A key strategic difference between the geopolitics of oil and renewables is that geographic luck plays much more of a decisive factor for oil and gas than it does solar/wind.

Instead, the decisive factor for renewables is production and deployment capability to capture latent energy from the sun that has bathed this planet for billions of years.
Another key difference between oil (and fossil fuels, more broadly) and renewables is centralization.

Fossil fuel extraction and related useful energy production (like refineries and power plants) are more efficient when deployed on a centralized basis.

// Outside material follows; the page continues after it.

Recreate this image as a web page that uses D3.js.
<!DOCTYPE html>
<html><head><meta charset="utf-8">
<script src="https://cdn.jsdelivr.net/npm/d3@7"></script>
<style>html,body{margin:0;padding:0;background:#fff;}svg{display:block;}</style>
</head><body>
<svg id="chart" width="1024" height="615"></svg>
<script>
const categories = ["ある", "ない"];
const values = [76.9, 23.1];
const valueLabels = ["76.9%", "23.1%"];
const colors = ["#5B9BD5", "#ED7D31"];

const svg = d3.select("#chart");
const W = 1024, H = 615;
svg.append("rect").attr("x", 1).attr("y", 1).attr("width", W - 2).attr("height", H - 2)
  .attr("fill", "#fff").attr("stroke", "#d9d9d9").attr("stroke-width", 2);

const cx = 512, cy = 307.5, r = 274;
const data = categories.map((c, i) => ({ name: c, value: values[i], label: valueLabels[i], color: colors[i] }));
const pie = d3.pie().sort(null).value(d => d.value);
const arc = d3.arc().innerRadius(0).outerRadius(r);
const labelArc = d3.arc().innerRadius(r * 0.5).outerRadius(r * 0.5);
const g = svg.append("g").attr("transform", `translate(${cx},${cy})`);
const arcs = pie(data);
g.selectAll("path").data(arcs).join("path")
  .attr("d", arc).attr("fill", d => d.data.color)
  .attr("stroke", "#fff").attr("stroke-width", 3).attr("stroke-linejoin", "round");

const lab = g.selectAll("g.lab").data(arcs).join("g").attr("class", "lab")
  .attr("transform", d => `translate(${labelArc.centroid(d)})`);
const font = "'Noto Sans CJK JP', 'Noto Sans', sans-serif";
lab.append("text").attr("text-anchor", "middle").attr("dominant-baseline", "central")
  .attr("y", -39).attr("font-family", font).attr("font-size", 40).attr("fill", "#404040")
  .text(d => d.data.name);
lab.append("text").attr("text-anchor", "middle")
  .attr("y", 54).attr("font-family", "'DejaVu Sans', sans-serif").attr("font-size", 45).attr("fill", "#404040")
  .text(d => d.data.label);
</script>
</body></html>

And while there are certain aspects of clean energy value chain that favor centralization (like production of solar panels), the infrastructure deployment itself is highly decentralized.
Renewables (especially solar) also lends itself more to modern trends of digitalization, robotics and automation.

You already have automated near-lights-out factories producing the key components required to deploy solar 24/7.

Automation technology has reached point of maturity where it is already maintaining installed infrastructure with little human intervention 👇.

It’s only a matter of time before other aspects of building out incremental greenfield solar are also automated.
So while extraction of shrinking fossil fuels is likely to get more expensive over time, the productivity of the clean energy ecosystem improves.

Clean energy has already breached cost-parity with the cheapest sources of fossil fuel energy (coal). How long before it’s half or even one-tenth as inexpensive?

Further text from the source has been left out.